History of the study of perception
The subjective nature of perception, and hence of cognition, has attracted the
attention of philosophers since antiquity, for example in the qualia which have been
known since the Sufi thinkers, or in the extreme idealism of George Berkeley.
Perception is one of the oldest fields within scientific psychology, and there are correspondingly many theories about its
underlying processes. The oldest quantitative law in psychology is the Weber-Fechner Law, which quantifies the relationship between the intensity of physical stimuli and their
perceptual effects. It was the study of perception that gave rise to the Gestalt
school of psychology, with its emphasis on holistic approaches.
Perception and reality
Many cognitive psychologists hold that, as we move about
in the world, we create a model of how the world works. That is, we sense the objective
world, but our sensations map to percepts, and these percepts are provisional, in the same sense that scientific hypotheses are provisional (cf. in
the scientific method). As we acquire new information, our
percepts shift. Abraham Pais' biography refers to the 'esemplastic' nature
of imagination. In the case of visual perception, some people can actually see the percept shift in their mind's eye. Others who are not picture thinkers, may not necessarily perceive the 'shape-shifting' as their world changes. The
'esemplastic' nature has been shown by experiment: an ambiguous image has multiple interpretations on the perceptual level.

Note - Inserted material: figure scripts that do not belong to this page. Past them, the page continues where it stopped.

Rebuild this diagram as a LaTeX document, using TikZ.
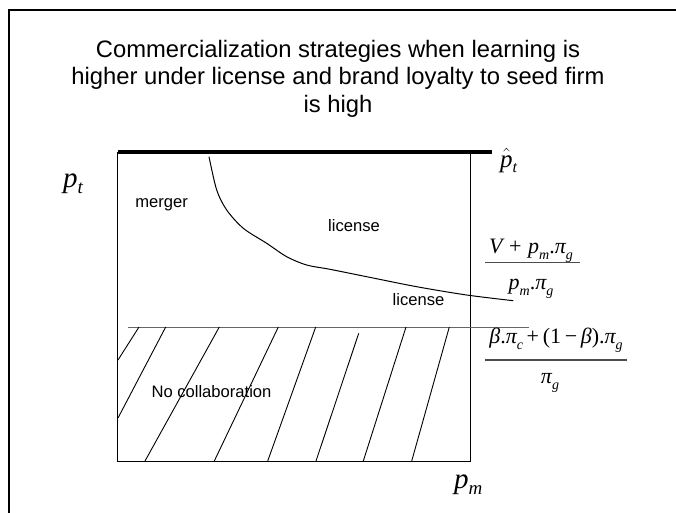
\documentclass[tikz,border=0pt]{standalone}
\usepackage{fontspec}
\setmainfont{Liberation Serif}
\setsansfont{Liberation Sans}
\newcommand\sbs[1]{\raisebox{-0.28em}{\fontsize{14}{16}\selectfont\itshape #1}}
\newcommand\bsub[1]{\raisebox{-0.22em}{\fontsize{19}{21}\selectfont\itshape #1}}
\begin{document}
\begin{tikzpicture}[x=1pt,y=-1pt,
  thinline/.style={line width=1pt},
  hatchline/.style={line width=0.9pt},
  lbl/.style={font=\sffamily\fontsize{16.6}{19}\selectfont, inner sep=0pt},
  ttl/.style={font=\sffamily\fontsize{23.8}{27.5}\selectfont, inner sep=0pt, anchor=base},
  bigm/.style={font=\fontsize{29}{32}\selectfont, inner sep=0pt, anchor=base west},
  hatm/.style={font=\fontsize{25}{28}\selectfont, inner sep=0pt, anchor=base west},
  frm/.style={font=\fontsize{22}{26}\selectfont, inner sep=0pt, anchor=base},
  fracline/.style={line width=1.2pt, black!70}]
\useasboundingbox (0,0) rectangle (676,512);
\fill[white] (0,0) rectangle (676,512);
% outer frame (only left and top edges visible)
\draw[line width=2pt] (9,513) -- (9,10) -- (677,10);
% title
\node[ttl] (t1) at (338,57) {Commercialization strategies when learning is};
\node[ttl] (t2) at (338,84.5) {higher under license and brand loyalty to seed firm};
\node[ttl] (t3) at (338,112) {is high};
% inner box
\coordinate (tl) at (117.5,152);
\coordinate (tr) at (470.7,152);
\coordinate (bl) at (117.5,461);
\coordinate (br) at (470.7,461);
\coordinate (thickend) at (491.7,152);
\draw[thinline] (tl) -- (bl) -- (br) -- (tr);
\draw[line width=4pt] (tl) -- (thickend);
% lower threshold line
\coordinate (hl) at (128,327.3);
\coordinate (hr) at (529,327.3);
\draw[line width=1pt, black!60] (hl) -- (hr);
% hatching
\draw[hatchline] (139,327) -- (118,360);
\draw[hatchline] (165.7,327) -- (118,418);
\draw[hatchline] (219.3,327) -- (145,461);
\draw[hatchline] (278.3,327) -- (214.3,461);
\draw[hatchline] (315.7,327) -- (267.7,461);
\draw[hatchline] (358.7,333.3) -- (316,461);
\draw[hatchline] (406,327) -- (363.3,461);
\draw[hatchline] (449.3,327) -- (411.7,461);
% curve
\draw[thinline] plot[smooth, tension=0.5] coordinates {(209,156.7) (216.7,190) (226.7,210) (243.3,228.3) (266.7,243.3) (286.7,256.7) (306.7,265) (330,269.3) (366.7,276.7) (416.7,286.7) (466.7,295) (513.3,300.7)};
% region labels
\node[lbl] (merger) at (161.7,205) {merger};
\node[lbl] (lic1) at (354,226) {license};
\node[lbl] (lic2) at (418.5,300) {license};
\node[lbl] (nocol) at (211.5,391.7) {No collaboration};
% axis labels
\node[bigm] (pt) at (63,187) {\itshape p\bsub{t}};
\node[hatm] (phat) at (500,167) {$\hat{\hbox{\itshape p}}$\raisebox{-0.22em}{\fontsize{16}{18}\selectfont\itshape t}};
\node[bigm] (pm) at (454,488) {\itshape p\bsub{m}};
% fraction 1
\node[frm] (n1) at (531,253) {\itshape V\hspace{0.3em}\upshape+\hspace{0.3em}\itshape p\sbs{m}\upshape.\itshape π\sbs{g}};
\node[frm] (d1) at (531,289) {\itshape p\sbs{m}\upshape.\itshape π\sbs{g}};
\coordinate (f1l) at (485,262.3);
\coordinate (f1r) at (580,262.3);
\draw[fracline] (f1l) -- (f1r);
% fraction 2
\node[frm] (n2) at (556,343) {\itshape β\upshape.\itshape π\sbs{c}\upshape\,+\,(1\,−\,\itshape β\upshape).\itshape π\sbs{g}};
\node[frm] (d2) at (550,383) {\itshape π\sbs{g}};
\coordinate (f2l) at (485,360);
\coordinate (f2r) at (627,360);
\draw[fracline] (f2l) -- (f2r);
\end{tikzpicture}
\end{document}
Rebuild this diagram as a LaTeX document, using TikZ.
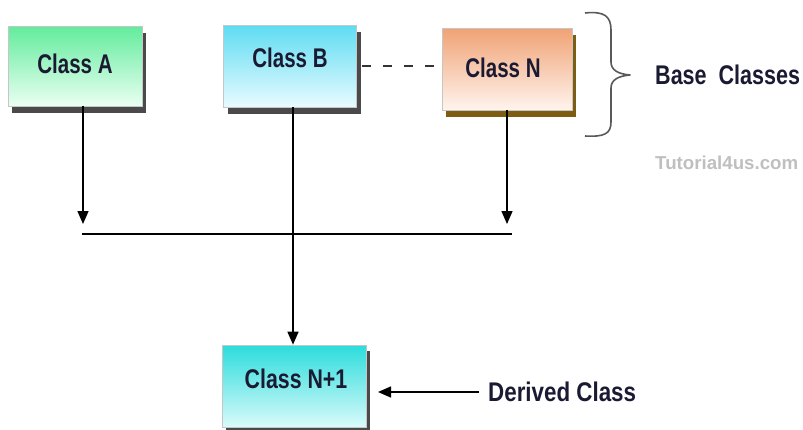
\documentclass[tikz,border=0pt]{standalone}
\usepackage{fontspec}
\usepackage{graphicx}
\newfontfamily\lbl[FakeStretch=0.76]{Liberation Sans}
\newfontfamily\wmk{Liberation Sans}
\usetikzlibrary{arrows.meta,shadows}
\definecolor{txt}{HTML}{1A1A33}
\definecolor{aTop}{HTML}{62EC9C}
\definecolor{aBot}{HTML}{EAFFF2}
\definecolor{bTop}{HTML}{5EDCF2}
\definecolor{bBot}{HTML}{E8FBFF}
\definecolor{nTop}{HTML}{F0A274}
\definecolor{nBot}{HTML}{FFF4EE}
\definecolor{mTop}{HTML}{2CDCDC}
\definecolor{mBot}{HTML}{DAFAFA}
\definecolor{shGray}{HTML}{4A4A4A}
\definecolor{shBrown}{HTML}{7E5C12}
\tikzset{
  classbox/.style={draw=gray!45, line width=0.6pt, inner sep=0pt},
  lbltext/.style={font=\lbl\bfseries\fontsize{27}{30}\selectfont, text=txt, inner sep=0pt},
  conn/.style={line width=1.5pt, -{Triangle[width=11pt,length=13pt]}},
  plain/.style={line width=1.5pt},
}
\begin{document}
\begin{tikzpicture}[x=1pt,y=-1pt]
\useasboundingbox (0,0) rectangle (803,429);
% boxes
\node[classbox, minimum width=134pt, minimum height=80pt, top color=aTop, bottom color=aBot,
  drop shadow={shadow xshift=4pt, shadow yshift=-7pt, fill=shGray, opacity=1}] (A) at (75,66) {};
\node[classbox, minimum width=133pt, minimum height=82pt, top color=bTop, bottom color=bBot,
  drop shadow={shadow xshift=4.5pt, shadow yshift=-7pt, fill=shGray, opacity=1}] (B) at (289.5,66) {};
\node[classbox, minimum width=130pt, minimum height=82pt, top color=nTop, bottom color=nBot,
  drop shadow={shadow xshift=3.5pt, shadow yshift=-6.5pt, fill=shBrown, opacity=1}] (N) at (507,69) {};
\node[classbox, minimum width=144pt, minimum height=82pt, top color=mTop, bottom color=mBot,
  drop shadow={shadow xshift=3.5pt, shadow yshift=-6pt, fill=shGray, opacity=1}] (M) at (294,386) {};
% texts
\node[lbltext] (Atxt) at (75,64) {Class A};
\node[lbltext] (Btxt) at (290,58) {Class B};
\node[lbltext] (Ntxt) at (503,68) {Class N};
\node[lbltext] (Mtxt) at (296,379) {\scalebox{1.04}[1]{Class N+1}};
\node[lbltext, anchor=west] (base) at (655,75) {\scalebox{1.05}[1]{Base\ \ Classes}};
\node[lbltext, anchor=west] (D) at (488,392) {\scalebox{1.09}[1]{Derived Class}};
\node[font=\wmk\bfseries\fontsize{18.7}{20}\selectfont, text=gray!50, anchor=west, inner sep=0pt] (wm) at (655,163) {Tutorial4us.com};
% coordinates
\coordinate (aT) at (83,224);
\coordinate (nT) at (507,224);
\coordinate (jL) at (82,234);
\coordinate (jR) at (512,234);
\coordinate (bx) at (293,0);
\coordinate (dT) at (378,392);
\coordinate (dsh) at (0,66);
% connectors
\draw[conn] (A.south -| aT) -- (aT);
\draw[conn] (N.south -| nT) -- (nT);
\draw[plain] (jL) -- (jR);
\draw[conn] (B.south -| bx) -- (M.north -| bx);
\draw[line width=2.2pt, draw=black!80, dash pattern=on 9pt off 12pt] ([xshift=6pt]B.east |- dsh) -- ([xshift=-6pt]N.west |- dsh);
\draw[conn] ([xshift=-9pt]D.west) -- (dT);
% brace
\draw[line width=1.6pt, draw=gray!70!black, line join=round]
  (585,13) .. controls (604,11) and (611,16) .. (611,30) -- (611,62)
  .. controls (611,70) and (618,74) .. (630,75)
  .. controls (618,76) and (611,80) .. (611,88) -- (611,122)
  .. controls (611,134) and (604,137) .. (585,136);
\end{tikzpicture}
\end{document}
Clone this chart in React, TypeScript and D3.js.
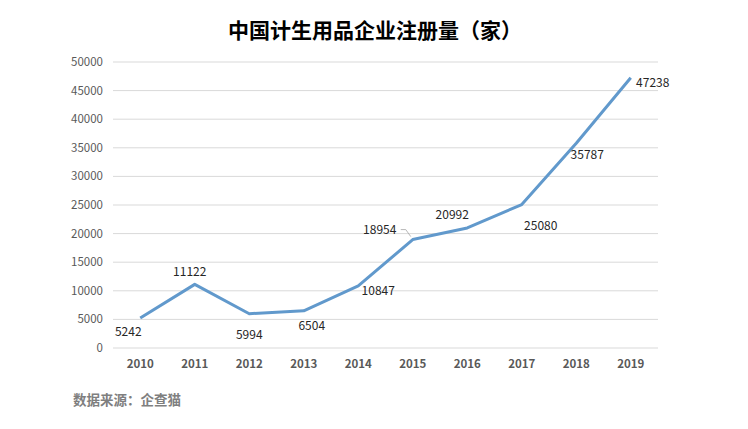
import { useEffect, useRef } from 'react'
import * as d3 from 'd3'

const years = ['2010', '2011', '2012', '2013', '2014', '2015', '2016', '2017', '2018', '2019']
const counts = [5242, 11122, 5994, 6504, 10847, 18954, 20992, 25080, 35787, 47238]
const yTicks = [0, 5000, 10000, 15000, 20000, 25000, 30000, 35000, 40000, 45000, 50000]

// label offsets from each point (layout only)
const labelOffset: [number, number][] = [
	[-12, 14], [-5, -13], [0, 21], [8, 15], [20, 5], [-33, -10], [-15, -13], [19, 21], [11, 12], [22, 5]
]

const W = 748
const H = 429
const font = '"Noto Sans CJK SC", "Noto Sans", sans-serif'

export default function App() {
	const ref = useRef<SVGSVGElement>(null)

	useEffect(() => {
		const svg = d3.select(ref.current)
		svg.selectAll('*').remove()

		const marginLeft = 113
		const marginRight = 90
		const top = 62
		const bottom = 348

		const x = d3.scaleBand().domain(years).range([marginLeft, W - marginRight])
		const y = d3.scaleLinear().domain([0, 50000]).range([bottom, top])
		const cx = (d: string) => (x(d) || 0) + x.bandwidth() / 2

		svg.append('text')
			.attr('x', W / 2 + 1)
			.attr('y', 38)
			.attr('text-anchor', 'middle')
			.attr('font-family', font)
			.attr('font-size', '21px')
			.attr('font-weight', 'bold')
			.attr('fill', '#000')
			.text('中国计生用品企业注册量（家）')

		// grid
		svg.append('g').selectAll('line').data(yTicks).join('line')
			.attr('x1', marginLeft)
			.attr('x2', W - marginRight)
			.attr('y1', d => y(d))
			.attr('y2', d => y(d))
			.attr('stroke', '#d9d9d9')
			.attr('stroke-width', 1)

		svg.append('g').selectAll('text').data(yTicks).join('text')
			.attr('x', 103)
			.attr('y', d => y(d))
			.attr('dy', '0.35em')
			.attr('text-anchor', 'end')
			.attr('font-family', font)
			.attr('font-size', '11.5px')
			.attr('fill', '#595959')
			.text(d => d)

		svg.append('g').selectAll('text').data(years).join('text')
			.attr('x', d => cx(d))
			.attr('y', 368)
			.attr('text-anchor', 'middle')
			.attr('font-family', font)
			.attr('font-size', '11.5px')
			.attr('font-weight', 'bold')
			.attr('fill', '#595959')
			.text(d => d)

		const line = d3.line<number>()
			.x((d, i) => cx(years[i]))
			.y(d => y(d))

		svg.append('path')
			.datum(counts)
			.attr('d', line)
			.attr('fill', 'none')
			.attr('stroke', '#6199cc')
			.attr('stroke-width', 3)
			.attr('stroke-linejoin', 'round')

		// leader line for 2015
		const i15 = years.indexOf('2015')
		const px = cx(years[i15])
		const py = y(counts[i15])
		svg.append('path')
			.attr('d', `M${px + labelOffset[i15][0] + 21},${py + labelOffset[i15][1]}h5L${px - 2},${py - 3}`)
			.attr('fill', 'none')
			.attr('stroke', '#a6a6a6')
			.attr('stroke-width', 0.8)

		svg.append('g').selectAll('text').data(counts).join('text')
			.attr('x', (d, i) => cx(years[i]) + labelOffset[i][0])
			.attr('y', (d, i) => y(d) + labelOffset[i][1])
			.attr('dy', '0.35em')
			.attr('text-anchor', 'middle')
			.attr('font-family', font)
			.attr('font-size', '12px')
			.attr('fill', '#262626')
			.text(d => d)

		svg.append('text')
			.attr('x', 73)
			.attr('y', 405)
			.attr('font-family', font)
			.attr('font-size', '13.5px')
			.attr('font-weight', 'bold')
			.attr('fill', '#7f7f7f')
			.text('数据来源：企查猫')
	}, [])

	return (
		<svg ref={ref} width={W} height={H} style={{ position: 'absolute', left: 0, top: 0, background: '#fff' }} />
	)
}
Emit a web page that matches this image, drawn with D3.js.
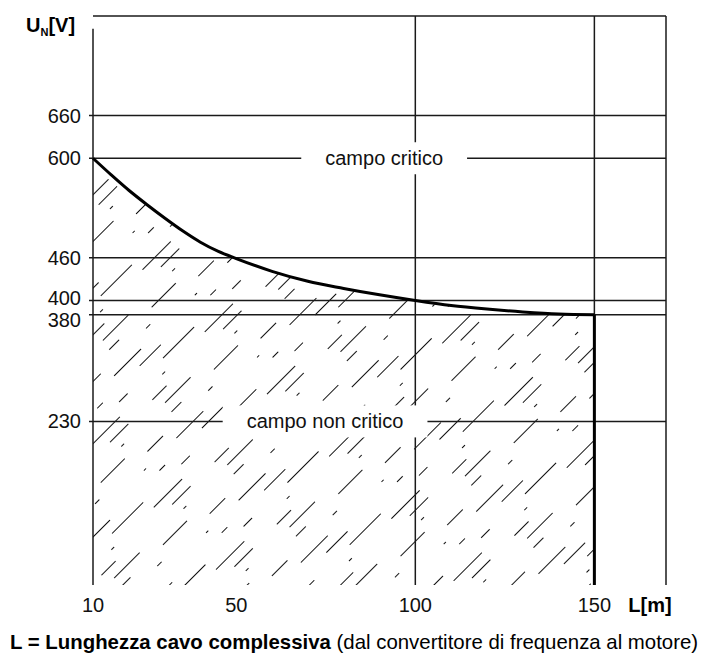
<!DOCTYPE html>
<html lang="it">
<head>
<meta charset="utf-8">
<title>Campo critico</title>
<script src="https://cdnjs.cloudflare.com/ajax/libs/d3/7.8.5/d3.min.js"></script>
<style>
body { margin: 0; background: #fff; }
svg { display: block; font-family: "Liberation Sans", Arial, sans-serif; }
.grid { stroke: #1a1a1a; stroke-width: 1.5; }
.tick { font-size: 20px; fill: #111; }
</style>
</head>
<body>
<div id="chart"></div>
<script>

// valori
var yTicks = [660, 600, 460, 400, 380, 230]
var xTicks = [10, 50, 100, 150]
var xGrid = [100, 150]
var curveL = [10, 15, 20, 25, 30, 35, 40, 45, 50, 60, 70, 80, 90, 100, 110, 120, 130, 140, 150]
var curveU = [600, 577, 555, 535, 516, 498, 482, 469, 459, 441, 427, 417, 408, 400, 393, 388, 384, 381, 380]
var labelText = ['campo critico', 'campo non critico']
var labelL = [91.3, 74.8]
var labelU = [600, 230]

var svgWidth = 707, svgHeight = 653

var x = d3.scaleLinear().domain([10, 170]).range([93, 666])
var y = d3.scaleLinear().domain([0, 800]).range([585, 16])

var svg = d3.select('#chart').append('svg')
    .attr('width', svgWidth)
    .attr('height', svgHeight)

// tratteggio irregolare
var defs = svg.append('defs')
var pat = defs.append('pattern')
    .attr('id', 'hatch')
    .attr('patternUnits', 'userSpaceOnUse')
    .attr('width', 160)
    .attr('height', 88)
    .attr('patternTransform', 'rotate(-45)')
var dashes = [
    ['30 70 8 52', 0], ['12 50 44 54', 40], ['40 60 4 56', 90], ['20 80 26 34', 15],
    ['4 58 36 62', 70], ['34 66 14 46', 110], ['22 64 6 68', 55], ['38 76 3 43', 25]
]
dashes.forEach(function(d, i) {
    pat.append('line')
        .attr('x1', 0).attr('x2', 160)
        .attr('y1', i * 11 + 5).attr('y2', i * 11 + 5)
        .attr('stroke', '#111')
        .attr('stroke-width', 1)
        .attr('shape-rendering', 'crispEdges')
        .attr('stroke-dasharray', d[0])
        .attr('stroke-dashoffset', d[1])
})

var pts = curveL.map(function(d, i) { return [d, curveU[i]] })

// area non critica
svg.append('path')
    .datum(pts)
    .attr('fill', 'url(#hatch)')
    .attr('d', d3.area()
        .x(function(d) { return x(d[0]) })
        .y0(y(0))
        .y1(function(d) { return y(d[1]) })
        .curve(d3.curveMonotoneX))

// griglia orizzontale
svg.selectAll('.hgrid')
    .data(yTicks)
    .enter().append('line')
    .attr('class', 'grid')
    .attr('x1', x(10) - 4).attr('x2', x(170))
    .attr('y1', function(d) { return y(d) })
    .attr('y2', function(d) { return y(d) })

// griglia verticale
svg.selectAll('.vgrid')
    .data(xGrid.concat([170]))
    .enter().append('line')
    .attr('class', 'grid')
    .attr('x1', function(d) { return x(d) })
    .attr('x2', function(d) { return x(d) })
    .attr('y1', y(800)).attr('y2', y(0))

// bordo superiore e asse sinistro
svg.append('line').attr('class', 'grid')
    .attr('x1', x(10)).attr('x2', x(170))
    .attr('y1', y(800)).attr('y2', y(800))
svg.append('line').attr('class', 'grid')
    .attr('x1', x(10)).attr('x2', x(10))
    .attr('y1', y(782)).attr('y2', y(0))

// curva limite
svg.append('path')
    .datum(pts)
    .attr('fill', 'none')
    .attr('stroke', '#000')
    .attr('stroke-width', 3)
    .attr('d', d3.line()
        .x(function(d) { return x(d[0]) })
        .y(function(d) { return y(d[1]) })
        .curve(d3.curveMonotoneX))

svg.append('line')
    .attr('stroke', '#000')
    .attr('stroke-width', 3)
    .attr('x1', x(150)).attr('x2', x(150))
    .attr('y1', y(curveU[curveU.length - 1])).attr('y2', y(0))

// etichette dei campi
labelText.forEach(function(t, i) {
    var g = svg.append('g')
    var txt = g.append('text')
        .attr('class', 'tick')
        .attr('x', x(labelL[i]))
        .attr('y', y(labelU[i]))
        .attr('dy', '0.35em')
        .attr('text-anchor', 'middle')
        .text(t)
    var bb = txt.node().getBBox()
    g.insert('rect', 'text')
        .attr('x', bb.x - 24)
        .attr('width', bb.width + 48)
        .attr('y', y(labelU[i]) - 16)
        .attr('height', 32)
        .attr('fill', '#fff')
})

// etichette asse y (400 e 380 leggermente scostate come nell'originale)
var nudge = { 400: -3, 380: 5 }
svg.selectAll('.ylab')
    .data(yTicks)
    .enter().append('text')
    .attr('class', 'tick')
    .attr('x', 81)
    .attr('y', function(d) { return y(d) + (nudge[d] || 0) })
    .attr('dy', '0.35em')
    .attr('text-anchor', 'end')
    .text(function(d) { return d })

// etichette asse x
svg.selectAll('.xlab')
    .data(xTicks)
    .enter().append('text')
    .attr('class', 'tick')
    .attr('x', function(d) { return x(d) })
    .attr('y', 612)
    .attr('text-anchor', 'middle')
    .text(function(d) { return d })

svg.append('text')
    .attr('x', 650).attr('y', 612)
    .attr('text-anchor', 'middle')
    .attr('font-size', 20).attr('font-weight', 'bold')
    .text('L[m]')

var yt = svg.append('text')
    .attr('x', 26).attr('y', 32)
    .attr('font-size', 20).attr('font-weight', 'bold')
yt.append('tspan').text('U')
yt.append('tspan').attr('font-size', 11).attr('dy', 4).text('N')
yt.append('tspan').attr('dy', -4).text('[V]')

var cap = svg.append('text')
    .attr('x', 10).attr('y', 649)
    .attr('font-size', 20.4)
cap.append('tspan').attr('font-weight', 'bold').text('L = Lunghezza cavo complessiva')
cap.append('tspan').text(' (dal convertitore di frequenza al motore)')

</script>
</body>
</html>
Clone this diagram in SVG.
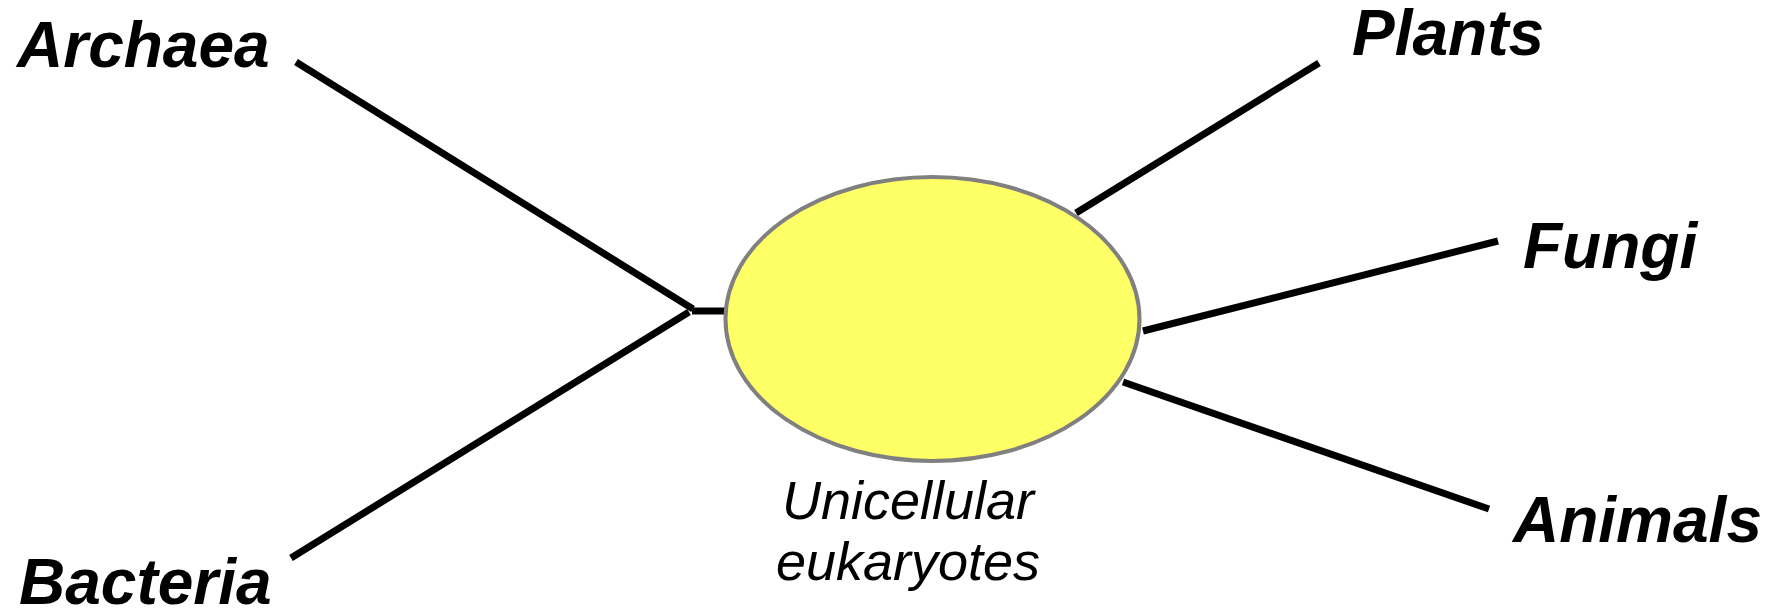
<svg xmlns="http://www.w3.org/2000/svg" width="1778" height="614" viewBox="0 0 1778 614">
  <style>
    .branch { stroke: #000; stroke-width: 7; fill: none; }
    .taxon { font-family: "Liberation Sans", Arial, sans-serif; font-weight: bold; font-style: italic; font-size: 64px; fill: #000; }
    .caption { font-family: "Liberation Sans", Arial, sans-serif; font-style: italic; font-size: 54px; fill: #000; text-anchor: middle; }
    .cell { fill: #ffff66; stroke: #808080; stroke-width: 4; }
  </style>
  <rect width="1778" height="614" fill="#fff"/>

  <!-- branches of the tree -->
  <g id="connectors">
    <line class="branch" x1="296" y1="62" x2="693" y2="309"/>
    <line class="branch" x1="291" y1="558" x2="689" y2="312"/>
    <line class="branch" x1="692" y1="311" x2="726" y2="311"/>
    <line class="branch" x1="1076" y1="213" x2="1319" y2="63"/>
    <line class="branch" x1="1143" y1="331" x2="1498" y2="241"/>
    <line class="branch" x1="1123" y1="382" x2="1489" y2="509"/>
  </g>

  <g id="unicellular-eukaryotes">
    <ellipse class="cell" cx="932.5" cy="319" rx="207" ry="142"/>
    <text class="caption" x="908" y="519">Unicellular</text>
    <text class="caption" x="908" y="580">eukaryotes</text>
  </g>

  <g id="archaea">
    <text class="taxon" x="17" y="67">Archaea</text>
  </g>
  <g id="bacteria">
    <text class="taxon" x="19" y="604">Bacteria</text>
  </g>
  <g id="plants">
    <text class="taxon" x="1352" y="55">Plants</text>
  </g>
  <g id="fungi">
    <text class="taxon" x="1523" y="268">Fungi</text>
  </g>
  <g id="animals">
    <text class="taxon" x="1513" y="542">Animals</text>
  </g>
</svg>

Just as one object can give
rise to multiple percepts, so an object may fail to give rise to any percept at all: if the percept has no grounding in a
person's experience, the person may literally not perceive it.
These confusing ambiguity of perception is exploited in human technologies
such as camouflage, and also in biological mimicry, for example by Peacock butterflies, whose
wings bear eye markings that birds respond to as though they were the eyes of a dangerous predator.